Records to process:
────────────────
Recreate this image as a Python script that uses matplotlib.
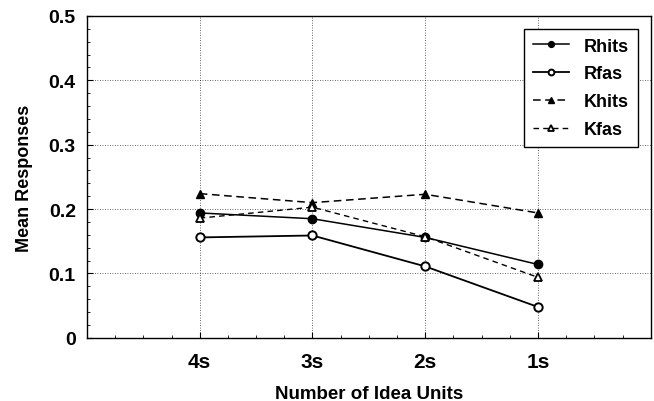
import matplotlib
matplotlib.use("Agg")
import matplotlib.pyplot as plt
from matplotlib.ticker import MultipleLocator

plt.rcParams['font.family'] = ['Liberation Sans', 'DejaVu Sans']
plt.rcParams['font.weight'] = 'bold'

categories = ["4s", "3s", "2s", "1s"]
rhits = [0.194, 0.185, 0.156, 0.114]
rfas = [0.156, 0.159, 0.111, 0.048]
khits = [0.224, 0.210, 0.223, 0.194]
kfas = [0.186, 0.203, 0.157, 0.094]
yticks = [0, 0.1, 0.2, 0.3, 0.4, 0.5]
ytick_labels = ["0", "0.1", "0.2", "0.3", "0.4", "0.5"]

fig = plt.figure(figsize=(6.54, 4.02), dpi=100)
ax = fig.add_axes([0.133, 0.157, 0.862, 0.801])

x = list(range(1, len(categories) + 1))
ax.plot(x, rhits, color='black', lw=1.1, ls='-', marker='o', ms=6,
        mfc='black', mec='black', label='Rhits')
ax.plot(x, rfas, color='black', lw=1.3, ls='-', marker='o', ms=6,
        mfc='white', mec='black', mew=1.4, label='Rfas')
ax.plot(x, khits, color='black', lw=1.1, ls=(0, (5, 3)), marker='^', ms=6,
        mfc='black', mec='black', label='Khits')
ax.plot(x, kfas, color='black', lw=1.0, ls=(0, (4, 3)), marker='^', ms=6,
        mfc='white', mec='black', mew=1.3, label='Kfas')

ax.set_xlim(0, len(categories) + 1)
ax.set_ylim(0, 0.5)
ax.set_xticks(x)
ax.set_xticklabels(categories, fontsize=15, fontweight='bold')
ax.set_yticks(yticks)
ax.set_yticklabels(ytick_labels, fontsize=14, fontweight='bold')
ax.yaxis.set_minor_locator(MultipleLocator(0.02))
ax.xaxis.set_minor_locator(MultipleLocator(0.25))
ax.tick_params(axis='x', which='major', direction='in', length=4, width=0.8, pad=10)
ax.tick_params(axis='y', which='major', direction='in', length=4, width=0.8, pad=8)
ax.tick_params(axis='both', which='minor', direction='in', length=2, width=0.6)

ax.grid(True, which='major', ls=(0, (1, 2)), color='black', lw=0.6, alpha=0.8)
for s in ax.spines.values():
    s.set_linewidth(1.0)
    s.set_color('black')

ax.set_xlabel("Number of Idea Units", fontsize=13.5, fontweight='bold', labelpad=10)
ax.set_ylabel("Mean Responses", fontsize=13, fontweight='bold', labelpad=11)

leg = ax.legend(loc='upper right', frameon=True, fancybox=False,
                edgecolor='black', framealpha=1, handlelength=2.0,
                borderaxespad=0.7, labelspacing=0.6, markerscale=0.7,
                borderpad=0.5, handletextpad=0.8,
                prop={'weight': 'bold', 'size': 13})
leg.get_frame().set_linewidth(1.0)

fig.savefig("out.png", dpi=100)
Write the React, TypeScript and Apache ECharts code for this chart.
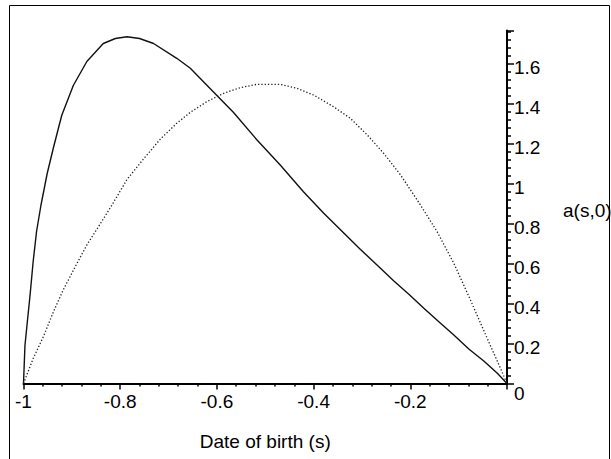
────────────────
Without the pictures, write out the lines from the beginning of the entries through the line with "from matplotlib.ticker import MultipleLocator".

Recreate this image as a Python script that uses matplotlib.
import matplotlib
matplotlib.use("Agg")
import matplotlib.pyplot as plt
from matplotlib.ticker import MultipleLocator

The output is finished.